Sam Quinones: I would say this. I believe that we have spent decades now, at least 35 years and maybe some more, shredding communities in our country. I believe the antidote to heroin is not naloxone. It is community. We have done a marvelous job of demeaning despising government and all that can it can do to create community and public infrastructure. We don’t want to pay our taxes because, oh, look it’s so inefficient, and oh it’s a bunch of people who don’t work more than a few hours a day. It’s all I think nonsense, but it feels good to say that and that’s a terrific rationalization for not properly funding all kinds of infrastructure. As I talk to you now, I’m driving on roads that are … They look like Mexican roads honest to God. I’m in California. We have done a magnificent job at destroying community, of demeaning, of despising government as a way of very superficially not paying taxes that we should be paying. At the same time, very conveniently, we have exalted the private sector. We have applauded these kings of finance whose job it is apparently to devise new gimmicks and new rationales for sending all our jobs to Mexico, Malaysia, China, and wherever else. We have sat around, and this is again a perfect example, this opiate epidemic is the perfect example of that. We have seen one family, the Sackler family, become one of the wealthiest in America because they made Oxycontin. The profits from this scourge have all accrued to a few companies and the costs again have gone to the public sector.

We have destroyed certain things, like Dreamland Pool is a stand-in for a lot of things that we have allowed to die or we have actively destroyed that create community. These could be factories. These could be not properly funding parks, a variety of things. We now have a situation in which we have suburbia that is horrible isolated, yet we call these towns prosperous. We have people terrified of the public sphere. Parents won’t let their kids outdoors. They hover over them. The outdoors is this horrible threat to them. We look at people who let their kids go outside without hovering them as somehow deviant. These parents must be awful parents for letting their kids play outside when all the while, this scourge has taken place. If you talk to addicts about, it so often takes place in private bedrooms where the kids are all alone isolated from everybody else. It’s the perfect place to hide your dope. It’s the perfect place to use your dope. It’s a private bedroom.
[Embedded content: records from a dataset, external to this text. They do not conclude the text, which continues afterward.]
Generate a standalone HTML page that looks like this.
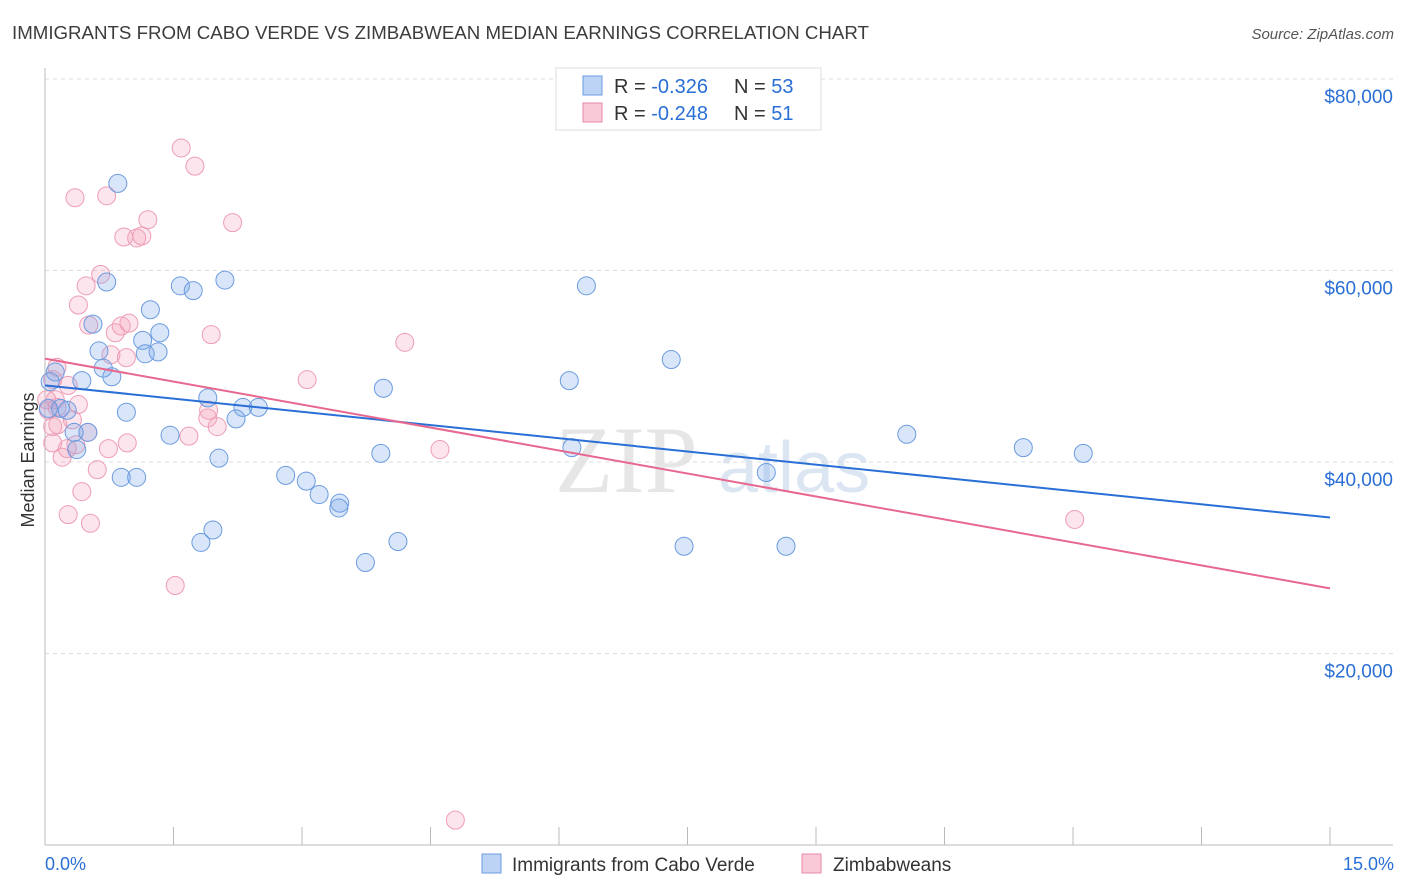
<!DOCTYPE html>
<html><head><meta charset="utf-8">
<style>
body{margin:0;background:#fff;font-family:"Liberation Sans",sans-serif;}
#wrap{position:relative;width:1406px;height:892px;overflow:hidden;}
</style></head><body>
<div id="wrap">
<svg id="svg" width="1406" height="892" xmlns="http://www.w3.org/2000/svg">
<text x="12" y="39" font-size="18.7" fill="#3c3c3c" font-family="Liberation Sans, sans-serif">IMMIGRANTS FROM CABO VERDE VS ZIMBABWEAN MEDIAN EARNINGS CORRELATION CHART</text>
<text x="1394" y="39" font-size="15" fill="#555" text-anchor="end" font-style="italic">Source: ZipAtlas.com</text>
<text x="34" y="460" font-size="18" fill="#333" text-anchor="middle" transform="rotate(-90 34 460)">Median Earnings</text>
<text x="555" y="492" font-size="95" fill="#e6e6e6" font-family="Liberation Serif, serif">ZIP</text>
<text x="718" y="492" font-size="72" fill="#dce6f3">atlas</text>
<g id="grid"></g><g id="axes"></g><g id="pts"></g><g id="lines"></g>
<g>
<rect x="556" y="68" width="265" height="62" fill="#fff" stroke="#ddd"/>
<rect x="583" y="76" width="19" height="19" fill="#bcd3f5" stroke="#6a9be0"/>
<rect x="583" y="103" width="19" height="19" fill="#f9c9d8" stroke="#e88aa8"/>
<text x="614" y="93" font-size="20" fill="#333">R = <tspan fill="#2a6fd6">-0.326</tspan></text>
<text x="734" y="93" font-size="20" fill="#333">N = <tspan fill="#2a6fd6">53</tspan></text>
<text x="614" y="120" font-size="20" fill="#333">R = <tspan fill="#2a6fd6">-0.248</tspan></text>
<text x="734" y="120" font-size="20" fill="#333">N = <tspan fill="#2a6fd6"> 51</tspan></text>
</g>
<g>
<rect x="482" y="854" width="19" height="19" fill="#bcd3f5" stroke="#6a9be0"/>
<text x="512" y="871" font-size="19" fill="#333">Immigrants from Cabo Verde</text>
<rect x="802" y="854" width="19" height="19" fill="#f9c9d8" stroke="#e88aa8"/>
<text x="833" y="871" font-size="19" fill="#333">Zimbabweans</text>
</g>
<text x="45" y="870" font-size="18" fill="#2a6fd6">0.0%</text>
<text x="1394" y="870" font-size="18" fill="#2a6fd6" text-anchor="end">15.0%</text>
</svg>
</div>
<script>
const yTicks=[20000,40000,60000,80000];
const yTickLabels=["$20,000","$40,000","$60,000","$80,000"];
const xTicks=[0,1.5,3,4.5,6,7.5,9,10.5,12,13.5,15];
const blueX=[0.85,0.72,1.58,1.73,2.10,1.23,0.56,1.14,1.34,0.63,1.17,1.32,0.68,0.78,0.43,0.12,0.06,0.18,0.26,0.95,1.90,2.31,2.49,2.23,1.46,0.50,0.34,0.37,2.03,0.89,1.07,2.81,3.05,3.20,3.44,3.43,1.96,1.82,4.12,3.74,3.95,3.92,6.12,6.32,7.31,6.15,7.46,8.42,8.65,10.06,11.42,12.12,0.04];
const blueY=[69100,58800,58400,57900,59000,55900,54400,52700,53500,51600,51300,51500,49800,48900,48500,49400,48400,45600,45400,45200,46700,45700,45700,44500,42800,43100,43100,41300,40400,38400,38400,38600,38000,36600,35700,35200,32900,31600,31700,29500,47700,40900,48500,58400,50700,41500,31200,38900,31200,42900,41500,40900,45600];
const pinkX=[1.59,1.75,0.35,0.72,1.20,2.19,0.92,1.07,1.13,0.65,0.48,0.39,0.51,0.89,0.98,0.82,1.94,0.77,0.95,4.20,0.14,0.09,0.27,3.06,0.39,1.91,1.90,2.01,0.04,0.12,0.15,0.50,0.09,1.68,0.36,0.26,0.96,0.74,0.20,0.61,0.43,0.27,0.53,1.52,4.61,12.02,4.79,0.02,0.09,0.32,0.14];
const pinkY=[72800,70900,67600,67800,65300,65000,63500,63400,63600,59600,58400,56400,54300,54200,54500,53500,53300,51200,50900,52500,49900,48600,48000,48600,46000,45400,44600,43700,45400,46500,43900,43100,43700,42700,41800,41400,42000,41400,40500,39200,36900,34500,33600,27100,41300,34000,2600,46500,42000,44400,45700];
const blueTrend=[48000,34200];
const pinkTrend=[50800,26800];
const NS="http://www.w3.org/2000/svg";
const X0=45,X1=1330,YB=845,PXPER=191.5/20000;
function sx(v){return X0+(X1-X0)*v/15;}
function sy(v){return YB-v*PXPER;}
function mk(tag,attrs,parent){const e=document.createElementNS(NS,tag);for(const k in attrs)e.setAttribute(k,attrs[k]);parent.appendChild(e);return e;}
const grid=document.getElementById('grid'),axes=document.getElementById('axes'),pts=document.getElementById('pts'),lines=document.getElementById('lines');
yTicks.forEach((t,i)=>{
 const l=mk('line',{x1:X0,x2:1393,y1:sy(t),y2:sy(t),stroke:'#ddd','stroke-dasharray':'4 4'},grid);
 
 
 const tx=mk('text',{x:1393,y:sy(t)+24,'font-size':19,fill:'#2a6fd6','text-anchor':'end'},grid);
 tx.textContent=yTickLabels[i];
 
 
});
const ya=mk('line',{x1:X0,x2:X0,y1:68,y2:YB,stroke:'#bbb'},axes);


const xa=mk('line',{x1:X0,x2:1393,y1:YB,y2:YB,stroke:'#bbb'},axes);


xTicks.forEach(t=>{
 const l=mk('line',{x1:sx(t),x2:sx(t),y1:827,y2:YB,stroke:'#bbb'},axes);
 
 
});
function drawPts(xs,ys,fill,stroke,name){
 xs.forEach((x,i)=>{
  const c=mk('circle',{cx:sx(x),cy:sy(ys[i]),r:9,fill:fill,stroke:stroke,'stroke-width':1},pts);
  
  
 });
}
drawPts(pinkX,pinkY,'rgba(244,160,186,0.28)','#ee9db6','zimbabwean-point');
drawPts(blueX,blueY,'rgba(120,165,235,0.28)','#6b9be0','cabo-verde-point');
const bl=mk('line',{x1:sx(0),x2:sx(15),y1:sy(blueTrend[0]),y2:sy(blueTrend[1]),stroke:'#2a6fd6','stroke-width':2},lines);


const pl=mk('line',{x1:sx(0),x2:sx(15),y1:sy(pinkTrend[0]),y2:sy(pinkTrend[1]),stroke:'#e8678f','stroke-width':2},lines);


</script>
</body></html>
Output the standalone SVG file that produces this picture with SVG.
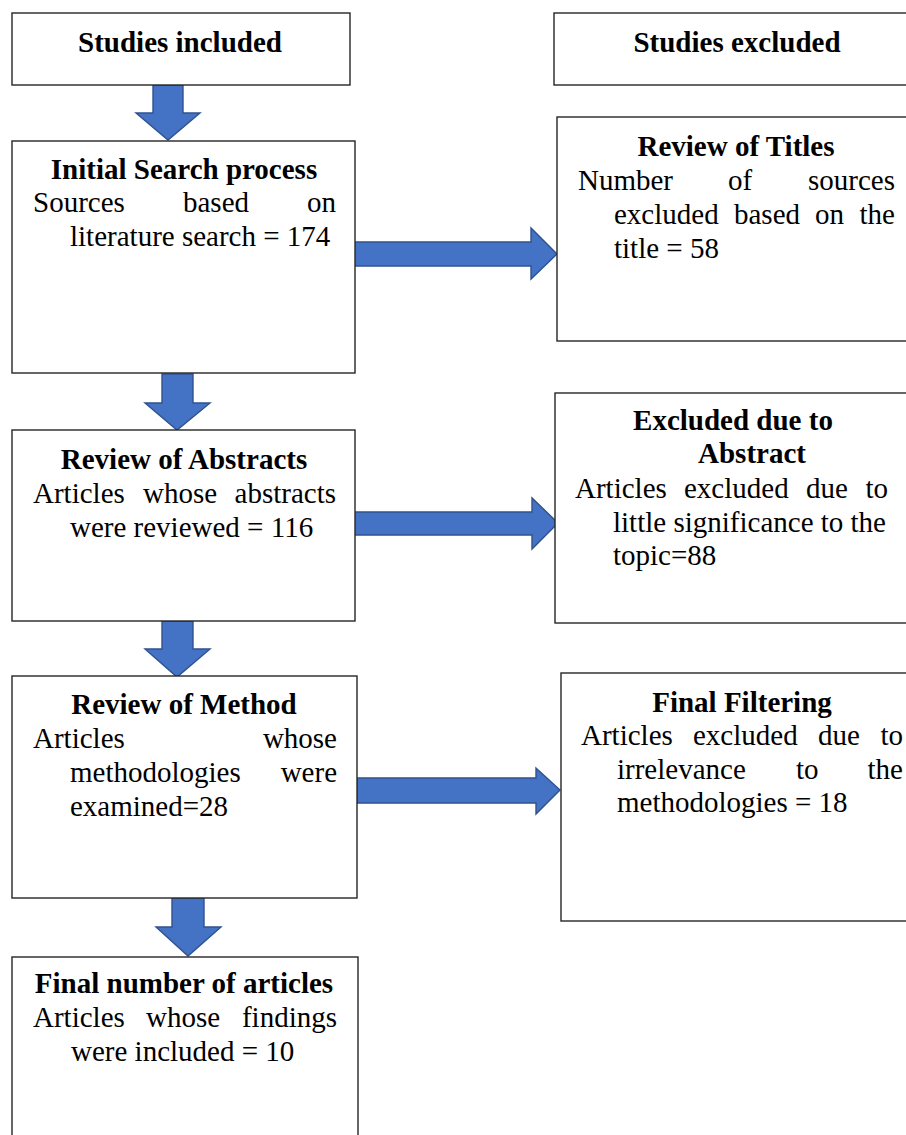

This has been our creation over the last 35 years and we are a country that has suffered mightily from it.

The embodiment, the extreme … What’s the term I want to use here, expression of all these values, is heroin. Heroin is one drug … We’ve spent years exalting the consumer, believing that consumption was the way to happiness, but pleasure seeking was the way to happiness. Heroin embodies all of that. It is a drug that turns every addict into a solitary, narcissistic, self-absorbed, hyper consumer. It is the poster drug for our generation without a doubt. That is what I believe to be the case. Does America have a soul sickness? I’m not sure I’m qualified to say, but I do believe, yes, that we have isolated ourselves so mightily from each other, from ourselves, even within families. People are isolated horribly to the point where parents don’t have a clue what their kids are up to in those private bedrooms. That lack of connection, that lack of contact, that fettering of community that I relate in the destruction of pools called Dreamland, is all across this country. Therefore, why do we wonder that heroin is everywhere? Why should we be surprised that heroin is all over the country? When I started this book, I thought it was a book about drugs and drug trafficking, that kind of a crime book, that kind of thing. I realized midway through it that, no. This is a book about who we are as a people right now and what we’ve created in the pursuit of exalting the private sphere, the private sector, what we have created along the way to that. It’s a scary thing. Heroin is really the poster drug of our time.